In some cases this means old brands die and new ones takeover the market. Instagram is a good example. The entire business of taking and sharing photographs is completely different today and the entire infrastructure that involved cameras, films, and development facilities has almost entirely disappeared in the last 5-10 years. However, in some cases a digital transformation can mean a completely new way of working inside a business that, on the surface, appears to be doing what they have always done.
This Forbes case study of Lufthansa Technik Logistik Services (LTLS) is a good example. LTLS provides logistics, transport, and warehousing services inside the airline industry. LTLS is itself owned by Lufthansa Technik, which provides maintenance, repair, and overhaul services for airline engines. On the surface these businesses sound like traditional engineering and logistics companies that exist to help keep airlines flying safely.
This remains true and nothing has changed in that regard since LTLS started a major digital transformation project a year ago, but there are some areas of process that have changed dramatically, especially around warehousing.
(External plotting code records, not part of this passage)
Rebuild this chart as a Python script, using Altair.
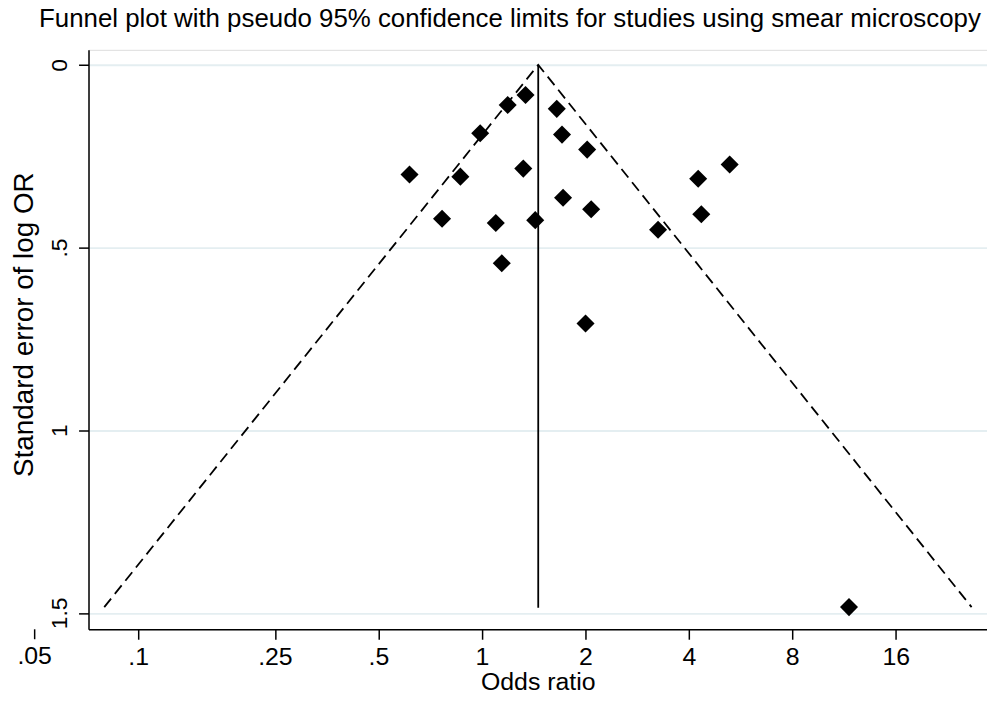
import altair as alt
import pandas as pd

# Study estimates
study_or = [0.616, 0.766, 0.866, 0.989, 1.098, 1.143, 1.189, 1.32, 1.34, 1.43,
            1.652, 1.711, 1.723, 2.025, 2.08, 2.003, 3.256, 4.26, 4.35, 5.26, 11.7]
study_se = [0.300, 0.421, 0.306, 0.187, 0.433, 0.543, 0.110, 0.284, 0.0825, 0.425,
            0.1205, 0.191, 0.364, 0.232, 0.395, 0.708, 0.4515, 0.312, 0.409, 0.273, 1.484]

# Pseudo 95% limits (funnel) and pooled estimate line
funnel_or = [0.0797, 1.459, 26.6]
funnel_se = [1.484, 0.0, 1.484]
funnel_order = [0, 1, 2]
pooled_or = [1.459, 1.459]
pooled_se = [0.0, 1.486]

x_ticks = [0.1, 0.25, 0.5, 1, 2, 4, 8, 16]
extra_tick = [0.05]
extra_label = [".05"]
y_ticks = [0, 0.5, 1, 1.5]

TITLE = "Funnel plot with pseudo 95% confidence limits for studies using smear microscopy"
FONT = "Liberation Sans"
W, H = 904, 583
FSX = 25      # horizontal texts
FSYL = 23     # rotated tick labels
FSYT = 28     # rotated axis title

pts = pd.DataFrame({"or": study_or, "se": study_se})
fun = pd.DataFrame({"or": funnel_or, "se": funnel_se, "o": funnel_order})
pool = pd.DataFrame({"or": pooled_or, "se": pooled_se})
extra = pd.DataFrame({"or": extra_tick, "lab": extra_label})

xscale = alt.Scale(type="log", domain=[0.07172, 29.49], nice=False)
yscale = alt.Scale(domain=[-0.041, 1.5447], reverse=True, nice=False, zero=False)

xaxis = alt.Axis(
    values=x_ticks, title="Odds ratio",
    labelExpr="datum.value < 1 ? substring(toString(datum.value), 1) : toString(datum.value)",
    grid=False, tickSize=10, tickWidth=1.5, tickColor="black", domainColor="black",
    domainWidth=1.5, labelPadding=5, labelFontSize=FSX, labelFont=FONT, labelColor="black",
    labelBaseline="top", titleFont=FONT, titleFontSize=FSX, titleFontWeight="normal",
    titleColor="black", titleBaseline="alphabetic", titleY=61, labelFlush=False,
)
yaxis = alt.Axis(
    values=y_ticks, title="Standard error of log OR",
    labelExpr="datum.value > 0 && datum.value < 1 ? substring(toString(datum.value), 1) : toString(datum.value)",
    grid=True, gridColor="#e4eef1", gridWidth=1.8,
    tickSize=10, tickWidth=1.5, tickColor="black", domainColor="black", domainWidth=1.5,
    labelAngle=270, labelAlign="center", labelBaseline="alphabetic", labelPadding=12,
    labelFontSize=FSYL, labelFont=FONT, labelColor="black", labelFlush=False,
    titleFont=FONT, titleFontSize=FSYT, titleFontWeight="normal", titleColor="black",
    titleAngle=270, titleAlign="center", titleBaseline="alphabetic", titleX=-56, titleY=276,
)

base_x = alt.X("or:Q", scale=xscale, axis=xaxis)
base_y = alt.Y("se:Q", scale=yscale, axis=yaxis)

funnel = alt.Chart(fun).mark_line(color="black", strokeWidth=1.8, strokeDash=[11, 6]).encode(
    x=base_x, y=base_y, order="o:Q")
pooled = alt.Chart(pool).mark_line(color="black", strokeWidth=1.8).encode(
    x=alt.X("or:Q", scale=xscale), y=alt.Y("se:Q", scale=yscale))
points = alt.Chart(pts).mark_point(shape="diamond", filled=True, color="black", size=330, opacity=1).encode(
    x=alt.X("or:Q", scale=xscale), y=alt.Y("se:Q", scale=yscale))
extra_tick_mark = alt.Chart(extra).mark_rule(color="black", strokeWidth=1.5).encode(
    x=alt.X("or:Q", scale=xscale), y=alt.value(H), y2=alt.value(H + 10))
extra_text = alt.Chart(extra).mark_text(font=FONT, fontSize=FSX, color="black", baseline="top", align="center").encode(
    x=alt.X("or:Q", scale=xscale), y=alt.value(H + 15), text="lab:N")

chart = alt.layer(funnel, pooled, points, extra_tick_mark, extra_text).properties(
    width=W, height=H,
    title=alt.TitleParams(TITLE, font=FONT, fontSize=26, fontWeight="normal", color="black",
                          anchor="middle", dx=-28, dy=24, offset=21, baseline="alphabetic"),
    padding={"left": 81, "top": 40, "right": 0, "bottom": 61},
    autosize=alt.AutoSizeParams(type="none"),
).configure_view(stroke=None).configure(background="white")

chart.save("out.html", embed_options={"renderer": "svg", "actions": False})
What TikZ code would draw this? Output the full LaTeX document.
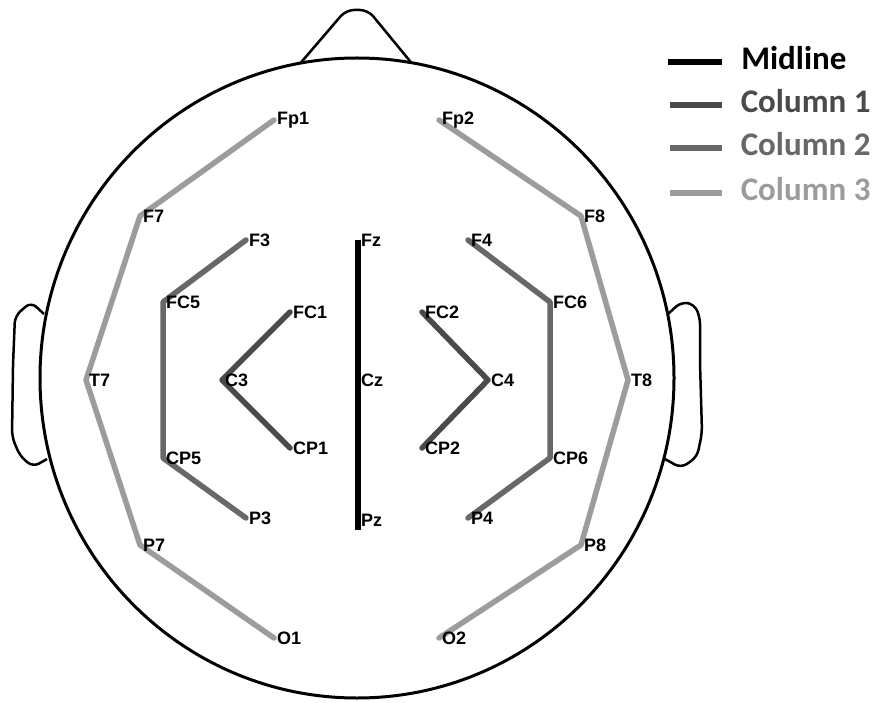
\documentclass[tikz,border=0pt]{standalone}
\usepackage{fontspec}
\usetikzlibrary{calc}
\setmainfont{Liberation Sans}
\newfontfamily\keyfont{Carlito}
\definecolor{colone}{HTML}{4A4A4A}
\definecolor{coltwo}{HTML}{686868}
\definecolor{colthree}{HTML}{9C9C9C}
\tikzset{
  lbl/.style={font=\bfseries\fontsize{18}{20}\selectfont,inner sep=0pt,anchor=west,xshift=3pt},
  mid/.style={line width=6.5pt,black},
  cone/.style={line width=5.5pt,colone,line cap=round,line join=round},
  ctwo/.style={line width=5.5pt,coltwo,line cap=round,line join=round},
  cthree/.style={line width=5.5pt,colthree,line cap=round,line join=round},
  key/.style={font=\keyfont\bfseries\fontsize{33}{36}\selectfont,anchor=west,inner sep=0pt,yshift=4pt}
}
\begin{document}
\begin{tikzpicture}[x=1pt,y=-1pt]
  \useasboundingbox (0,0) rectangle (883,703);
  \fill[white] (0,0) rectangle (883,703);
  % nose and ears
  \draw[line width=2.5pt,rounded corners=8pt](298,66) -- (346,10) -- (368,10) -- (414,66);
  \draw[line width=2.5pt,rounded corners=7pt](44,314) -- (31,302) -- (15,316) -- (13,365) -- (12,437) -- (20,456) -- (33,467) -- (47,459);
  \draw[line width=2.5pt,rounded corners=7pt](668,314) -- (681,302) -- (694,304) -- (700,317) -- (700,363) -- (702,433) -- (697,457) -- (681,468) -- (665,459);
  % head
  \fill[white](357,378)circle[x radius=317pt,y radius=320pt];
  \draw[line width=3pt](357,378)circle[x radius=317pt,y radius=320pt];
  % electrodes
  \coordinate(Fp1) at (274,120);
  \coordinate(Fp2) at (439,120);
  \coordinate(F7) at (140,216);
  \coordinate(F8) at (581,216);
  \coordinate(F3) at (246,240);
  \coordinate(F4) at (468,240);
  \coordinate(Fz) at (358,240);
  \coordinate(FC5) at (163,302);
  \coordinate(FC6) at (550,302);
  \coordinate(FC1) at (290,312);
  \coordinate(FC2) at (422,312);
  \coordinate(T7) at (86,380);
  \coordinate(T8) at (628,380);
  \coordinate(C3) at (222,380);
  \coordinate(C4) at (488,380);
  \coordinate(Cz) at (358,380);
  \coordinate(CP5) at (163,458);
  \coordinate(CP6) at (550,458);
  \coordinate(CP1) at (290,448);
  \coordinate(CP2) at (422,448);
  \coordinate(P3) at (246,518);
  \coordinate(P4) at (468,518);
  \coordinate(Pz) at (358,520);
  \coordinate(P7) at (140,545);
  \coordinate(P8) at (581,545);
  \coordinate(O1) at (274,638);
  \coordinate(O2) at (439,638);
  % chains
  \draw[mid](Fz) -- ($(Pz)+(0,10)$);
  \draw[cone](FC1) -- (C3) -- (CP1);
  \draw[cone](FC2) -- (C4) -- (CP2);
  \draw[ctwo](F3) -- (FC5) -- (CP5) -- (P3);
  \draw[ctwo](F4) -- (FC6) -- (CP6) -- (P4);
  \draw[cthree](Fp1) -- (F7) -- (T7) -- (P7) -- (O1);
  \draw[cthree](Fp2) -- (F8) -- (T8) -- (P8) -- (O2);
  \foreach \e in {Fp1,Fp2,F7,F8,F3,F4,Fz,FC5,FC6,FC1,FC2,T7,T8,C3,C4,Cz,CP5,CP6,CP1,CP2,P3,P4,Pz,P7,P8,O1,O2}
    \node[lbl](t\e) at (\e) {\e};
  % key
  \draw[line width=6.5pt,black](668,62) -- (722,62)node[key,black,right=16pt]{Midline};
  \draw[line width=5.5pt,colone](670,105) -- (722,105)node[key,colone,right=16pt]{Column 1};
  \draw[line width=5.5pt,coltwo](670,148) -- (722,148)node[key,coltwo,right=16pt]{Column 2};
  \draw[line width=5.5pt,colthree](670,193) -- (722,193)node[key,colthree,right=16pt]{Column 3};
\end{tikzpicture}
\end{document}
Around half their revenue comes from their warehousing service so any way that innovative digital technologies can help to improve these processes will directly impact on the success of the business.
LTLS has implemented nine different projects all focused on assessing digital technologies. These include: using optical character recognition in combination with AI software to automatically fill in input screens and eliminate paper in the receiving department by scanning 10,000 documents each day; smart, light weight, gloves with 2D scanners that allow for hands free picking; integrating their warehouse management system to smart watches; and the use of mobile logistics robots to reduce worker travel.
One of the critical aspects the LTLS highlight about their own digital transformation is the cultural adoption of new processes. They tested the robot technologies in warehouses by buying a single robot and testing it alongside the existing processes, building cultural support for a complete rollout and replacement of the old practices.
This is where your approach to culture can be critical. Not every digital transformation springs from nowhere and transforms the industry overnight. This can happen, as we have seen, but most plans resemble the LTLS approach. There is a clear need to improve the way the business functions and digital technologies can help to transform the business processes – there is a clear sense of where we are now and a future state for the business.
In all these transformations you will require the team to support the changes being proposed, or the implementation is likely to fail. LTLS were smart by slowly introducing changes that could work alongside existing processes and the workers could quickly see how their life would be improved if robots did most of the heavy work inside the warehouse. It’s an agile approach that not only allows for support to develop, it allows for process errors for be fixed during the implementation and avoids the potential disaster of switching from one system to a new one and finding that it is full of errors.
Clearly this approach is worth some extra consideration by any executive team currently studying the opportunities for digital transformation in their business.